El respeto por la diversidad también se refleja en la libertad de pensamiento. Los alumnos son alentados a debatir, cuestionar y expresar sus ideas, siempre dentro de un marco de respeto y tolerancia. La participación activa de las familias en la vida escolar refuerza este vínculo comunitario: los padres colaboran en proyectos, celebraciones y actividades que promueven la convivencia entre distintas culturas.

El aula como espejo del mundo

Quizás una de las mayores fortalezas de la educación canadiense es que prepara a los estudiantes para vivir en un mundo interconectado. Las aulas funcionan como pequeños laboratorios de convivencia global, donde cada niño o adolescente aprende que la diferencia no es una amenaza, sino una oportunidad de crecimiento. Este enfoque pedagógico forma ciudadanos con una mentalidad abierta, capaces de comprender otras culturas, comunicarse en varios idiomas y participar en la sociedad de manera responsable.

La tecnología también ocupa un papel importante en este proceso. Las escuelas canadienses utilizan herramientas digitales para conectar a los alumnos con experiencias de aprendizaje internacionales: proyectos colaborativos con escuelas de otros países, videoconferencias con expertos o investigaciones compartidas sobre temas globales. Así, el aula deja de ser un espacio cerrado para convertirse en una ventana al mundo.

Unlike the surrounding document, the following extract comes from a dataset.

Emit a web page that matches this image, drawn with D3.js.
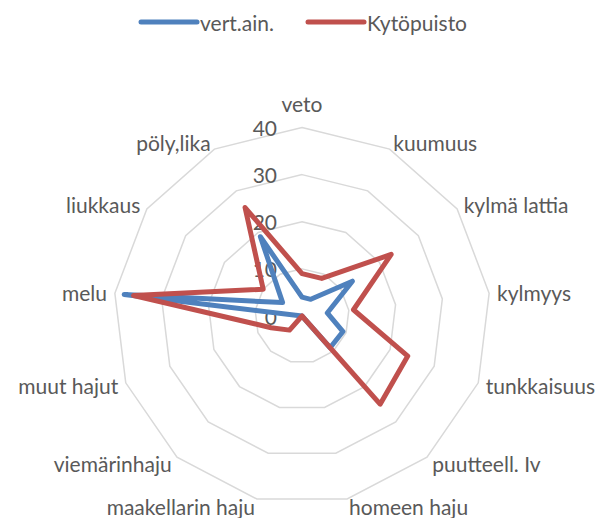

Una lección que trasciende las fronteras

El sistema educativo canadiense enseña algo más que conocimientos académicos: demuestra que una sociedad puede crecer sin perder su pluralidad. En cada escuela donde se respeta la diferencia, se construye una versión más justa y humana del aprendizaje. Canadá, con su diversidad de rostros, idiomas y costumbres, ofrece una lección silenciosa pero profunda: la educación es más fuerte cuando se nutre del encuentro entre culturas.

La enseñanza canadiense no pretende moldear a los estudiantes bajo un único modelo, sino acompañarlos a descubrir quiénes son dentro de una comunidad que los valora por su singularidad. Ese equilibrio entre pertenencia y libertad es, quizás, uno de los mayores logros del país en materia educativa. Una escuela que escucha, que integra y que construye sobre la base del respeto, no solo forma buenos estudiantes: forma ciudadanos capaces de comprender y transformar el mundo desde la empatía.